KRKS
- Denver, Colorado; United States;
- Broadcast area: Denver metropolitan area
- Frequency: 990 kHz
- Branding: 990 AM The Word

Programming
- Format: Christian talk and teaching
- Affiliations: SRN News

Ownership
- Owner: Salem Media Group; (Salem Media of Colorado, Inc.);
- Sister stations: KRKS-FM, KBJD, KNUS

History
- First air date: August 1, 1953
- Former call signs: KLIR (1953–1970)

Technical information
- Licensing authority: FCC
- Facility ID: 58632
- Class: B
- Power: 6,500 watts (day); 4,200 watts (critical hours); 390 watts (night);
- Transmitter coordinates: 39°47′57″N 104°58′12″W﻿ / ﻿39.79917°N 104.97000°W

Links
- Public license information: Public file; LMS;
- Webcast: Listen live
- Website: krks.com

= KRKS (AM) =

KRKS (990 AM, "990 The Word") is a commercial radio station licensed to Denver, Colorado, United States. Owned by Salem Media Group, it airs a Christian format with studios on South Vaughn Way in Aurora, and transmitter sited off of East 56th Avenue in North Washington. KRKS with co-owned KRKS-FM are known as "The Word," but carry most programs at different times of the day.

==History==
On August 1, 1953, the station first signed on as KLIR. It was a 1,000 watt daytimer, required to be off the air at night. It was owned by George Basil Anderson during many of its early years. In 1959, Anderson put KLIR-FM on the air (now KIMN).

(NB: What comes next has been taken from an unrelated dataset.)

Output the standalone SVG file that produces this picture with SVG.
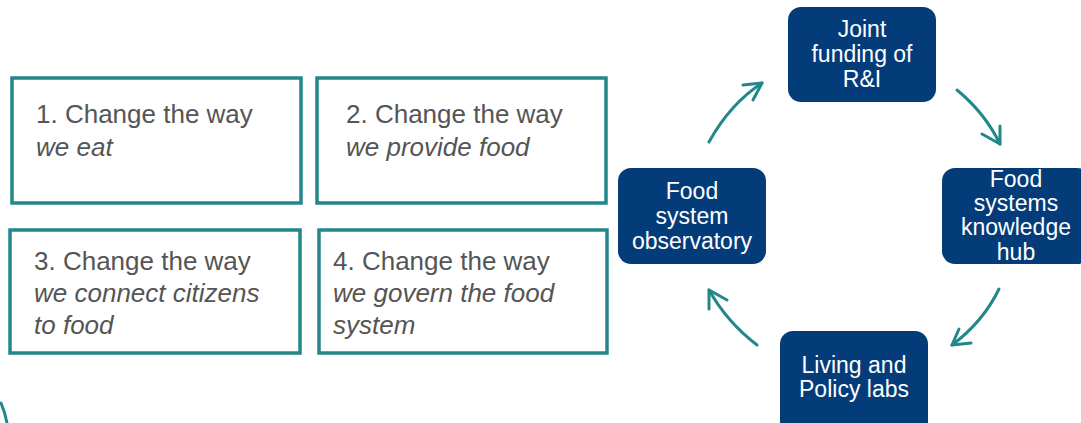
<svg xmlns="http://www.w3.org/2000/svg" width="1081" height="423" viewBox="0 0 1081 423">
<style>
.box{fill:#fff;stroke:#22878A;stroke-width:3.5}
.node{fill:#043C7A}
.t{font-family:"Liberation Sans",Arial,sans-serif;font-size:26px;fill:#555555}
.i{font-style:italic}
.w{font-family:"Liberation Sans",Arial,sans-serif;font-size:23px;fill:#fff;text-anchor:middle}
.c{fill:none;stroke:#22878A;stroke-width:3;stroke-linecap:round;stroke-linejoin:round}
</style>
<rect width="1081" height="423" fill="#fff"/>
<g id="box1"><rect class="box" x="12" y="78" width="289" height="125"/>
<text class="t" x="36" y="123">1. Change the way</text>
<text class="t i" x="36" y="156">we eat</text></g>
<g id="box2"><rect class="box" x="317" y="78" width="289" height="125"/>
<text class="t" x="346" y="123">2. Change the way</text>
<text class="t i" x="346" y="156">we provide food</text></g>
<g id="box3"><rect class="box" x="10" y="230" width="290" height="123"/>
<text class="t" x="34" y="270">3. Change the way</text>
<text class="t i" x="34" y="302">we connect citizens</text>
<text class="t i" x="34" y="334">to food</text></g>
<g id="box4"><rect class="box" x="319" y="230" width="288" height="123"/>
<text class="t" x="333" y="270">4. Change the way</text>
<text class="t i" x="333" y="302">we govern the food</text>
<text class="t i" x="333" y="334">system</text></g>
<g id="joint"><rect class="node" x="788" y="7" width="148" height="95" rx="13"/>
<text class="w" x="862" y="37">Joint</text>
<text class="w" x="862" y="62">funding of</text>
<text class="w" x="862" y="87">R&amp;I</text></g>
<g id="observatory"><rect class="node" x="618" y="168" width="148" height="96" rx="13"/>
<text class="w" x="692" y="199">Food</text>
<text class="w" x="692" y="224">system</text>
<text class="w" x="692" y="249">observatory</text></g>
<g id="hub"><rect class="node" x="942" y="168" width="148" height="96" rx="13"/>
<text class="w" x="1016" y="187">Food</text>
<text class="w" x="1016" y="211">systems</text>
<text class="w" x="1016" y="235">knowledge</text>
<text class="w" x="1016" y="260">hub</text></g>
<g id="labs"><rect class="node" x="780" y="331" width="148" height="110" rx="13"/>
<text class="w" x="854" y="373">Living and</text>
<text class="w" x="854" y="397">Policy labs</text></g>
<g id="connectors">
<path class="c" d="M709,142 Q730,104 762,83"/>
<path class="c" d="M743,85 L762,83 L753,100"/>
<path class="c" d="M957,90 Q985,113 1000,144"/>
<path class="c" d="M982,134 L1000,144 L1000,126"/>
<path class="c" d="M999,289 Q983,322 952,345"/>
<path class="c" d="M971,343 L952,345 L959,329"/>
<path class="c" d="M757,345 Q727,322 709,290"/>
<path class="c" d="M727,300 L709,290 L709,309"/>
<path class="c" d="M1,403 Q5,412 7,423"/>
</g>
</svg>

In the 1970s, KLIR got a boost to 5,000 watts, but it still had to sign off at sunset. On November 1, 1970, the call sign was changed to KRKS; the station retained its religious format while KLIR-FM continued as a beautiful music station. In the 1980s, KRKS was granted authorization by the Federal Communications Commission (FCC) to broadcast around the clock, but at the reduced nighttime power of 390 watts.

In 1993, Salem Communications paid $400,000 to acquire KRKS. Salem owned Christian radio stations in several dozen large and medium markets around the United States, and continued KRKS's format. The following year, 94.7 FM was bought by Salem and paired up with AM 990, as KRKS-FM.

===Expanded Band assignment===

On March 17, 1997, the FCC announced that eighty-eight stations had been given permission to move to newly available "Expanded Band" transmitting frequencies, ranging from 1610 to 1700 kHz, with KRKS authorized to move from 990 to 1650 kHz.

A construction permit for the expanded band station, also located in Denver, was assigned the call letters KBJD on August 10, 1998. The FCC's initial policy was that both the original station and its expanded band counterpart could operate simultaneously for up to five years, after which owners would have to turn in one of the two licenses, depending on whether they preferred the new assignment or elected to remain on the original frequency. However, this deadline has been extended multiple times, and both stations remain authorized. One restriction is that the FCC has generally required paired original and expanded band stations to remain under common ownership.